Tuesday, January 20, 2009

2/19/2008 Blazin' Furious

Every day last week I awoke at the crack of dawn to make it to Pigeon Forge to work at Dollywood. Normally I reluctantly wake up around 7:45 or 8:00am so waking at 6:00am was traumatic, plus it was colder than a witches titty in a brass bra.
Wednesday was particularly painful. When the bastard alarm rang I noticed that it was raining really hard, but when I looked outside I saw that it was sleet. I dragged myself out of bed and into the kitchen to make coffee. My in-laws were staying over to keep Fox so I was trying to be super quiet. I took two of the huge couch pillows to sandwich the coffee grinder to buffer it's horrible noise, and stood by the kettle so it never had a chance to whistle.
I finally made it out the door into the dark gray morning and noticed the ice collecting on the porch at the exact moment that I began slipping on the stairs. Luckily I had five layers of clothing on and suffered no early morning abrasions. Driving down 441 was sketchy. The digital bank signs in Knoxville said that it was 30 degrees, but by the time I got 40 miles down the road to Sevierville it was just 26 degrees, and it didn't get above freezing on the jobsite till 3:00pm.
That day Paul and I worked on a 40' JLG lift to "age" the building which houses a historic roller coaster called "BLAZING FURY". This roller coaster is 30 years old and mimics the terror of a house fire. We had to walk through the interior of the ride to access water and power and you know, piddle around some. I understand that the ride is "vintage", or "historic" or whatever but it is SOOOOOUUUUUPPPPPEEERRR sucky.
I guess the idea is that you climb on a coal car and bump around through a maze of funky dioramas. One was a plow leaning up against a butter turn, and the next one I saw was a porch edifice with two figures sitting in rocking chairs. They were "mamaw" and "papaw" dummy/characters surrounded by washboards, jugs, pipes, whirigigs, jimmy-jons and what not. Despite the threat of fire they seemed to be relaxing and semi reclined. As I got closer to the figures I realized their faces were all brown and wrinkled like an old fashioned apple doll. They were absolutely horrible. Their faces looked just like mummy's skin, but I guess they were meant to look like real folks; 30 years ago. They did the best they could. It might not have been the original artist/designer's intention but they made the ride seem like a psychological nightmare comparable to the Shining if you ask me. Everything about that ride is just awful.



Anyway, Paul and I had to work on the exterior of BLAZING FURY painting the wood to look "aged". The park recently expanded to include areas which were previously inaccessible to the visitors, so we were painting the new wood and surfaces to give them a moldy, water damaged appeal. This process included painting the surfaces with a roller, then using a Hudson deck type sprayer to create a wash to run down the length of the boards. This is a really wet job with lots of pooling water and over spray. In subfreezing temperatures. On a really high lift.



It was so cold I could hardly grip anything and the metal grate of the platform was covered in ice.

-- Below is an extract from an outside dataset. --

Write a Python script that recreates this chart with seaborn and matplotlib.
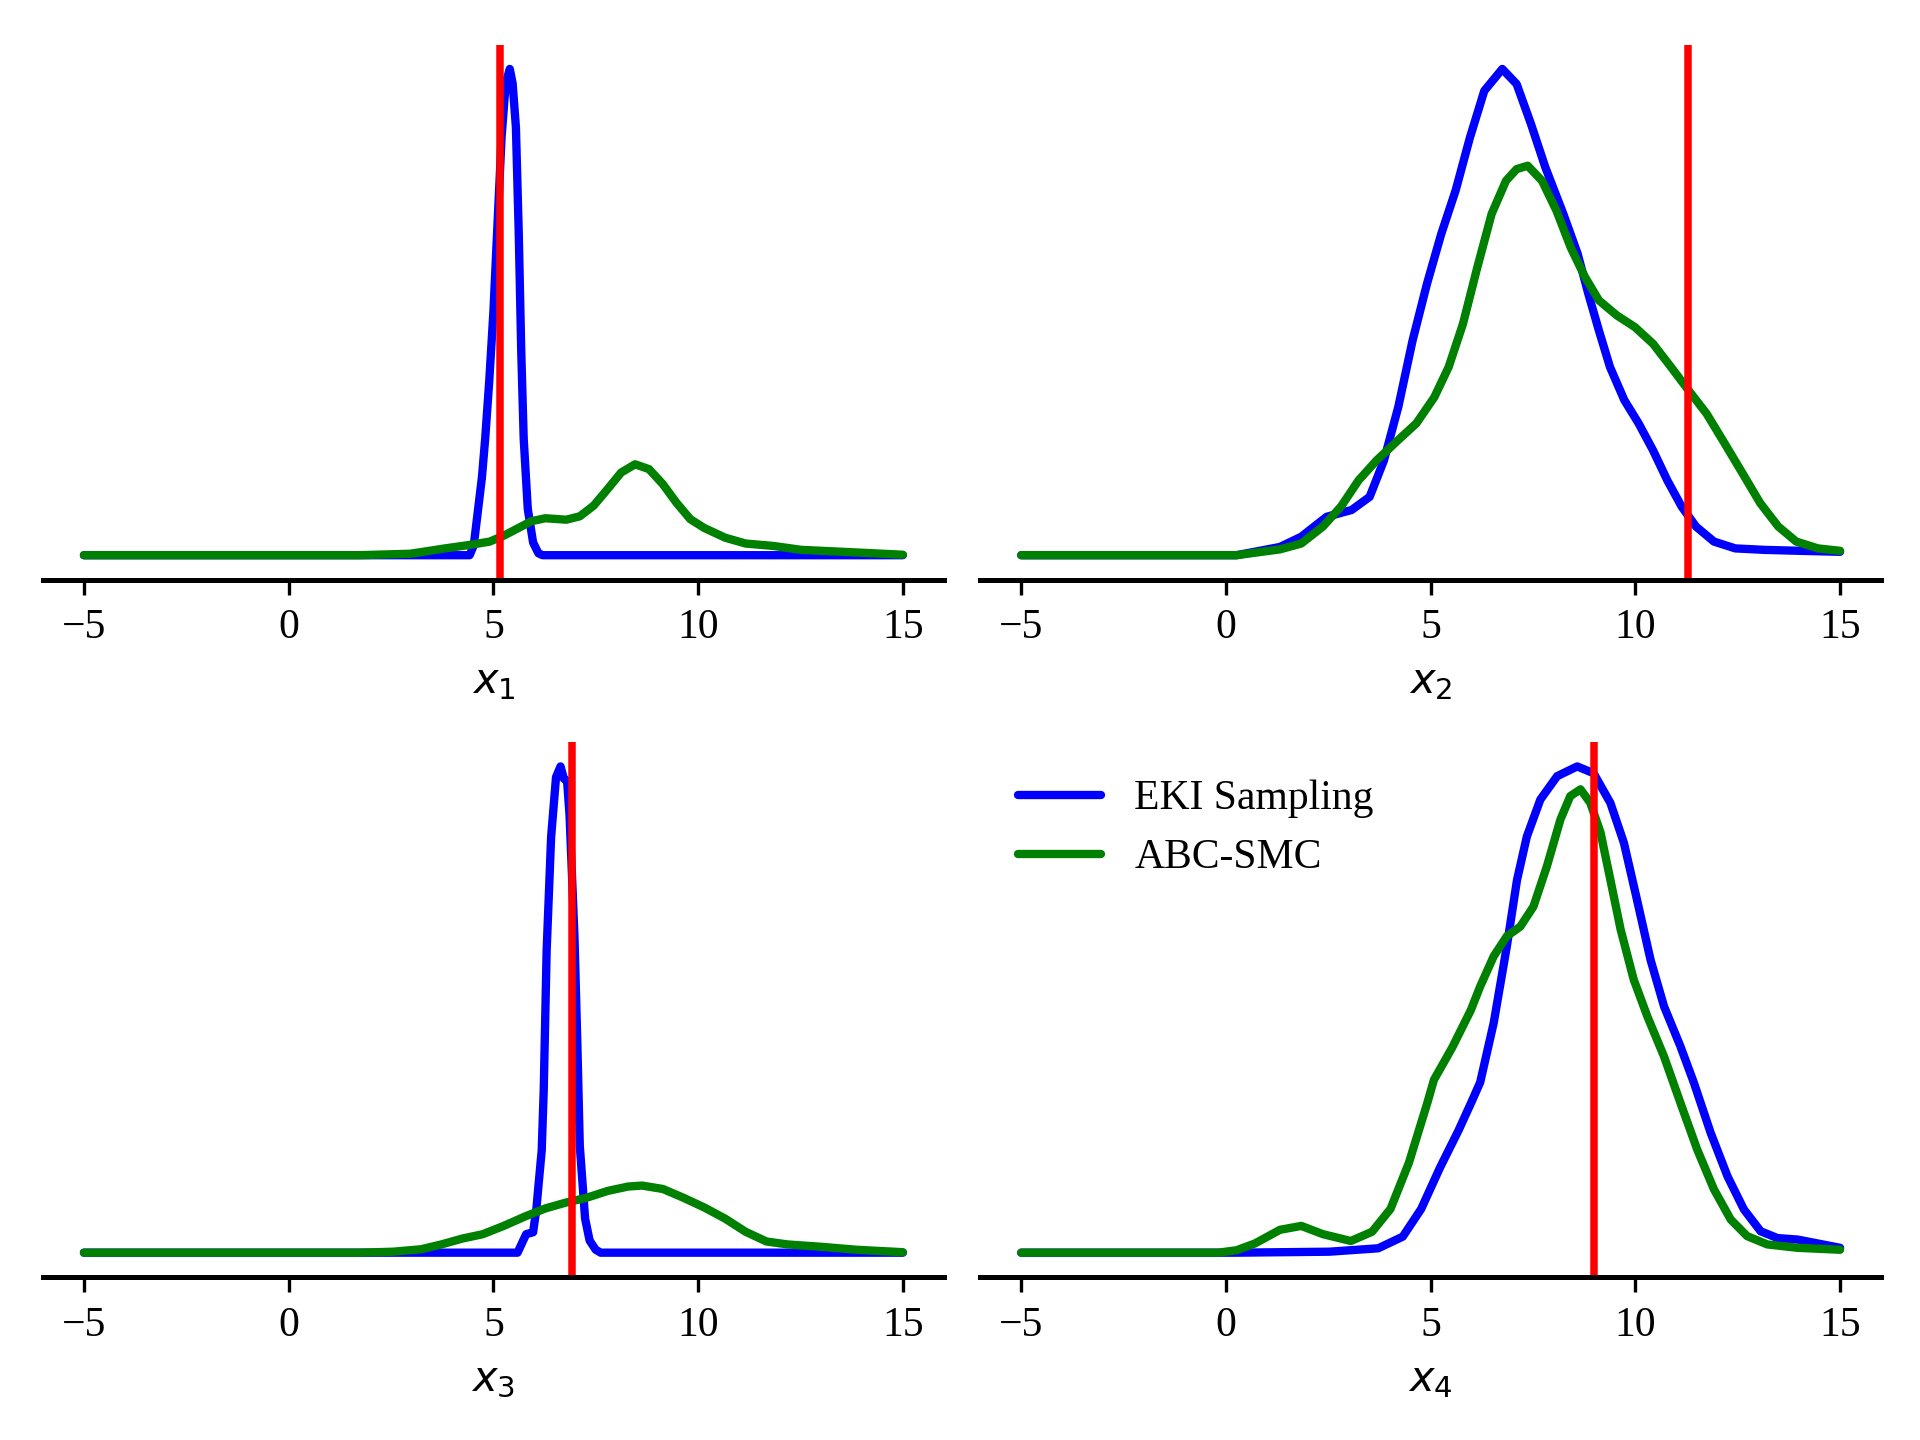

Our sprayers had to be wacked against the rail to free them from ice before each use. We worked faster than ever before, and after each section we ran into the break room to drink coffee. Really bad.

Luckily working with Paul is worth all that. He is an all around fun guy who can make even the shittiest circumstances kinda, sorta fun in a sick way. Even while working outside in the snow at Dollywood.



Oh yeah, and then
on Friday Paul and I were doing the same process on a workshop way up on top of the mountain above the newer section of the park and we had to ask the people there if we could use their water. The place was a steel building where the river ride boats were made. These boats were made out of multiple layers of foam glued onto a rigid form, then shaved into a smooth shape, then covered with industrial polymer. The operation was messy and it stunk to high heaven. I walked in to ask the workers if there was a water source we could use and the smell of solvents almost knocked me down. There were two men folk working away and I made a noise out of shock of the smell, and said "whoa! It smells really good", one of the dudes replied "it feels really good!".
I asked if there was a hose or work sink or some way for us to fill up our sprayers and the two guys looked at each other with crinkled up noses and one of them stepped forth. I asked about the water again and he said that we could use the sink freely. When he spoke to me he closed his eyes. It seems like someone who can't look at the person they are addressing wouldn't want to talk much, but not this guy. He was chatty. He also said that we could use the toilets; eyes closed, that there was a spigot without a hose, eyes closed, and that they were leaving for two hours but would return later, eyes closed. I don't know if he was just like that or if he was asphyxiatedly high. Either way it was weird. The boats looked like death traps. They were all spongy and covered with slimy crappious crap and they didn't look like they would float for shiz.